Após os acontecimentos trágicos de Santo Tirso algumas vozes vieram criticar a “Lei do não abate” de animais de companhia (a Lei n.º 27/2016, de 23 de agosto) e defender opções que seriam um incompreensível retrocesso civilizacional.

Se queremos debater de forma séria os problemas que persistem em Portugal em matéria de protecção animal, há que reconhecer que estes assentam antes na permanente falta de vontade política do Governo (e das autarquias), que se tem traduzido na ausência de meios financeiros adequados para garantir o cumprimento da legislação e a implementação de uma rede eficaz de Centros de Recolha Oficial de Animais (CROA).

No Orçamento do Estado (OE) deste ano foram atribuídos 2,2 milhões de euros aos CROA, destinados a financiar melhorias nas respectivas instalações. Este valor representa um avanço em relação à proposta inicial do Governo (de apenas 1,5 milhões de euros), fruto da discussão na especialidade e de um acréscimo de 700 mil euros em relação ao valor atribuído pelo OE de 2019 (que contava com menos 500 mil euros do que no OE de 2018).

O total do financiamento dos últimos três anos corresponde apenas a 17% das necessidades identificadas no relatório de 2017 da DGAV e DGAL, que conclui que o esforço financeiro mínimo para garantir o cumprimento da legislação de protecção animal é de um total de 32,9 milhões de euros: 22,3 milhões de euros serviriam para a ampliação, modernização e requalificação dos CROA, 10,3 milhões de euros serviriam para a construção de novos CROA e 315 mil euros para garantir os requisitos mínimos associados à esterilização.

Estes dados mostram que as insuficiências actualmente existentes nos CROA não surgiram por acaso e muito menos se ficaram a dever à “Lei do não abate”, mas, sim, a um subfinanciamento crónico dos últimos orçamentos do Estado.

Num contexto em que se discute onde vamos utilizar os muitos mil milhões de euros provenientes da bazuca europeia, para além de ser importante que esse dinheiro não seja investido em projetos faraónicos, que não servem as necessidades do país, também a protecção animal não pode continuar a ser tratada como o parente pobre. Esta é uma oportunidade para que sejamos capazes de tomar medidas que resolvam os problemas concretos do nosso país, com soluções para as políticas de bem-estar animal e para a necessária ampliação e melhoria das infraestruturas dos CROA municipais e intermunicipais, o que tem um impacto orçamental residual e perfeitamente acomodável.

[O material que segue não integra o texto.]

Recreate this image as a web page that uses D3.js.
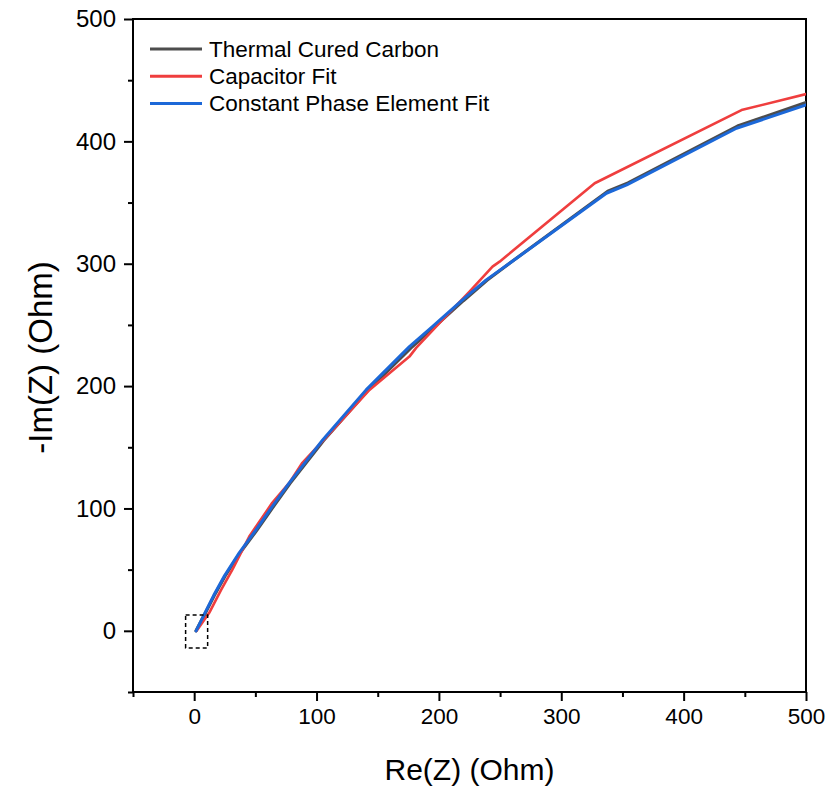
<!DOCTYPE html>
<html>
<head>
<meta charset="utf-8">
<script src="https://cdn.jsdelivr.net/npm/d3@7/dist/d3.min.js"></script>
<style>
  html, body { margin: 0; padding: 0; background: #fff; }
  svg text { font-family: Arial, "Liberation Sans", sans-serif; fill: #000; }
</style>
</head>
<body>
<svg id="chart" width="829" height="787"></svg>
<script>
// Nyquist data: Re(Z) and -Im(Z) in Ohm
const seriesNames = ["Thermal Cured Carbon", "Capacitor Fit", "Constant Phase Element Fit"];
const seriesColors = ["#4d4d4d", "#ef3e3e", "#1c68d8"];

const measuredRe = [1.5, 8.2, 16.3, 25.4, 37.2, 51.0, 64.3, 78.2, 105.6, 141.5, 177.0, 195.5, 220.0, 239.3, 258.3, 338.0, 354.5, 444.0, 500.0];
const measuredIm = [0.0, 12.8, 28.6, 45.0, 63.3, 82.0, 101.0, 120.3, 155.3, 196.0, 231.0, 247.6, 269.8, 286.5, 300.8, 359.2, 366.0, 412.5, 431.8];

const capFitRe = [2.0, 12.3, 22.0, 31.1, 45.0, 63.8, 77.7, 88.4, 115.9, 143.2, 175.9, 181.4, 202.9, 225.0, 243.8, 249.6, 327.3, 447.3, 500.0];
const capFitIm = [0.0, 14.7, 33.5, 49.8, 77.0, 104.6, 120.9, 137.3, 166.9, 196.9, 224.1, 231.2, 254.1, 277.2, 297.6, 301.7, 365.8, 425.6, 438.6];

const cpeFitRe = [1.6, 8.0, 16.0, 25.0, 36.8, 50.5, 63.8, 77.7, 105.0, 140.5, 175.9, 194.7, 219.3, 238.7, 257.8, 336.9, 353.5, 443.2, 500.0];
const cpeFitIm = [0.0, 13.0, 29.0, 45.4, 63.7, 82.5, 101.6, 120.9, 156.0, 196.9, 232.3, 248.6, 270.4, 286.8, 300.4, 357.6, 364.4, 410.7, 429.7];

const xMajorTicks = [0, 100, 200, 300, 400, 500];
const yMajorTicks = [0, 100, 200, 300, 400, 500];
const minorTicks = [-50, 50, 150, 250, 350, 450];

// Dashed region around the origin
const zoomBoxRe = [-7, 11];
const zoomBoxIm = [-14, 13];

const margin = { left: 133, top: 19, right: 829 - 806, bottom: 787 - 692 };
const W = 829, H = 787;
const pw = W - margin.left - margin.right;
const ph = H - margin.top - margin.bottom;

const svg = d3.select("#chart");
const g = svg.append("g").attr("transform", `translate(${margin.left},${margin.top})`);

const x = d3.scaleLinear().domain([-50, 500]).range([0, pw]);
const y = d3.scaleLinear().domain([-50, 500]).range([ph, 0]);

g.append("defs").append("clipPath").attr("id", "plotClip")
  .append("rect").attr("x", 0).attr("y", 0).attr("width", pw).attr("height", ph);

// Axes with outward ticks
const xAxis = g.append("g").attr("transform", `translate(0,${ph})`)
  .call(d3.axisBottom(x).tickValues(xMajorTicks).tickSize(9).tickPadding(7).tickFormat(d3.format("d")));
const xMinor = g.append("g").attr("transform", `translate(0,${ph})`)
  .call(d3.axisBottom(x).tickValues(minorTicks).tickSize(5).tickFormat(""));
const yAxis = g.append("g")
  .call(d3.axisLeft(y).tickValues(yMajorTicks).tickSize(9).tickPadding(8).tickFormat(d3.format("d")));
const yMinor = g.append("g")
  .call(d3.axisLeft(y).tickValues(minorTicks).tickSize(5).tickFormat(""));

[xAxis, xMinor, yAxis, yMinor].forEach(a => {
  a.select(".domain").remove();
  a.selectAll(".tick line").attr("stroke", "#000").attr("stroke-width", 2);
  a.selectAll(".tick text").attr("fill", "#000")
    .style("font-family", "Arial, 'Liberation Sans', sans-serif");
});
xAxis.selectAll(".tick text").attr("font-size", 22.5);
yAxis.selectAll(".tick text").attr("font-size", 24);

// Frame
g.append("rect").attr("x", 0).attr("y", 0).attr("width", pw).attr("height", ph)
  .attr("fill", "none").attr("stroke", "#000").attr("stroke-width", 2);

// Axis titles
svg.append("text")
  .attr("x", margin.left + x(225)).attr("y", 780)
  .attr("text-anchor", "middle").attr("font-size", 30)
  .text("Re(Z) (Ohm)");
svg.append("text")
  .attr("transform", `translate(52,${margin.top + y(225) + 2}) rotate(-90)`)
  .attr("text-anchor", "middle").attr("font-size", 33)
  .text("-Im(Z) (Ohm)");

// Curves
const series = [
  { re: measuredRe, im: measuredIm, w: 3.2 },
  { re: capFitRe, im: capFitIm, w: 2.6 },
  { re: cpeFitRe, im: cpeFitIm, w: 3.0 }
];
const line = d3.line().x(d => x(d[0])).y(d => y(d[1]));
const curves = g.append("g").attr("clip-path", "url(#plotClip)");
series.forEach((s, i) => {
  curves.append("path")
    .datum(s.re.map((v, k) => [v, s.im[k]]))
    .attr("d", line)
    .attr("fill", "none")
    .attr("stroke", seriesColors[i])
    .attr("stroke-width", s.w)
    .attr("stroke-linejoin", "round")
    .attr("stroke-linecap", "round");
});

// Dashed box marking the origin region
g.append("rect")
  .attr("x", x(zoomBoxRe[0])).attr("y", y(zoomBoxIm[1]))
  .attr("width", x(zoomBoxRe[1]) - x(zoomBoxRe[0]))
  .attr("height", y(zoomBoxIm[0]) - y(zoomBoxIm[1]))
  .attr("fill", "none").attr("stroke", "#000").attr("stroke-width", 1.5)
  .attr("stroke-dasharray", "4,3");

// Legend
const legend = svg.append("g").attr("transform", "translate(150,49)");
seriesNames.forEach((name, i) => {
  const row = legend.append("g").attr("transform", `translate(0,${i * 27.2})`);
  row.append("line").attr("x1", 0).attr("x2", 52).attr("y1", 0).attr("y2", 0)
    .attr("stroke", seriesColors[i]).attr("stroke-width", 3);
  row.append("text").attr("x", 59).attr("y", 0).attr("dy", "0.35em")
    .attr("font-size", 22.5).text(name);
});
</script>
</body>
</html>
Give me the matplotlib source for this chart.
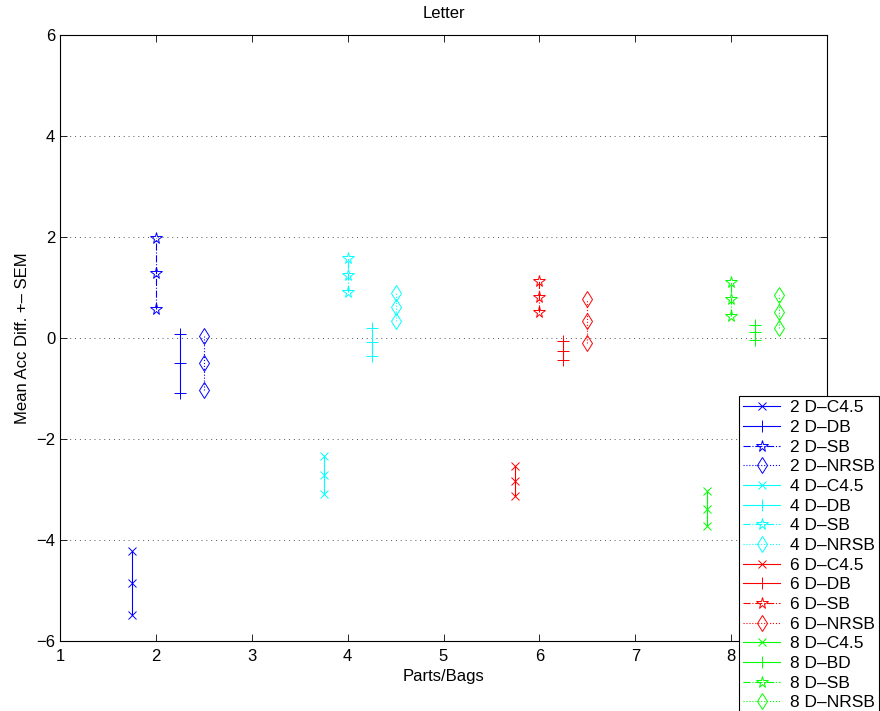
import matplotlib
matplotlib.use("Agg")
import matplotlib.pyplot as plt
import numpy as np

plt.rcParams['font.family'] = ['Liberation Sans', 'DejaVu Sans']

# Mean accuracy difference and standard error per method, grouped by parts/bags
labels = ["2 D–C4.5", "2 D–DB", "2 D–SB", "2 D–NRSB",
          "4 D–C4.5", "4 D–DB", "4 D–SB", "4 D–NRSB",
          "6 D–C4.5", "6 D–DB", "6 D–SB", "6 D–NRSB",
          "8 D–C4.5", "8 D–BD", "8 D–SB", "8 D–NRSB"]
x_pos = [1.75, 2.25, 2.0, 2.5,
         3.75, 4.25, 4.0, 4.5,
         5.75, 6.25, 6.0, 6.5,
         7.75, 8.25, 8.0, 8.5]
means = [-4.85, -0.50, 1.28, -0.50,
         -2.71, -0.08, 1.25, 0.61,
         -2.83, -0.25, 0.82, 0.34,
         -3.38, 0.11, 0.77, 0.52]
sems = [0.63, 0.58, 0.70, 0.53,
        0.37, 0.28, 0.34, 0.28,
        0.30, 0.19, 0.30, 0.44,
        0.35, 0.15, 0.33, 0.33]

colors = ["#0000ff"] * 4 + ["#00ffff"] * 4 + ["#ff0000"] * 4 + ["#00ff00"] * 4
markers = ["x", "+", "*", "d"] * 4
styles = ["-", "-", "-.", ":"] * 4
msizes = [5.5, 9, 8.5, 8.5] * 4

fs = 12

fig = plt.figure(figsize=(8.8, 7.11), dpi=100)
ax = fig.add_axes([60 / 880, 1 - 641 / 711, (827 - 60) / 880, (641 - 35) / 711])

handles = []
for lab, x, m, s, c, mk, ls, ms in zip(labels, x_pos, means, sems, colors,
                                       markers, styles, msizes):
    ys = [m - s, m, m + s]
    h, = ax.plot([x, x, x], ys, color=c, linestyle=ls, marker=mk,
                 markersize=ms, markerfacecolor='none', markeredgecolor=c,
                 linewidth=0.8, markeredgewidth=0.7, label=lab)
    handles.append(h)

ax.set_xlim(1, 9)
ax.set_ylim(-6, 6)
ax.set_xticks(np.arange(1, 10))
ax.set_yticks(np.arange(-6, 7, 2))
ax.tick_params(axis='x', pad=6)
ax.tick_params(direction='in', top=True, right=True, labelsize=fs,
               length=5, width=0.6)
ax.yaxis.grid(True, linestyle=(0, (1, 4)), color='#555555', linewidth=0.7)
for sp in ax.spines.values():
    sp.set_linewidth(0.8)

ax.set_title("Letter", fontsize=fs, pad=12.5)
ax.set_xlabel("Parts/Bags", fontsize=fs, labelpad=3)
ax.set_ylabel("Mean Acc Diff. +– SEM", fontsize=fs, labelpad=4)

leg = fig.legend(handles=handles, labels=labels, loc='upper left',
                 bbox_to_anchor=(739 / 880, 1 - 396 / 711),
                 bbox_transform=fig.transFigure,
                 fontsize=12.5, frameon=True, fancybox=False, framealpha=1,
                 handlelength=2.1, handletextpad=0.6, borderpad=0.25,
                 labelspacing=0.26, borderaxespad=0)
leg.set_zorder(10)
leg.get_frame().set_edgecolor('black')
leg.get_frame().set_linewidth(0.8)

fig.savefig("out.png", dpi=100)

Só a manifesta falta de vontade política poderá levar a que se continue a adiar o investimento necessário. O OE de 2021 pode e deve ser esse momento de viragem – alinhado com a estratégia nacional de protecção e bem-estar animal – e garantir o reforço de meios humanos, de infraestruturas e equipamentos adequados e de proximidade com a população e ainda a realização de campanhas de adopção e esterilização. Haja vontade política e financiamento também!

A autora escreve de acordo com a antiga ortografia.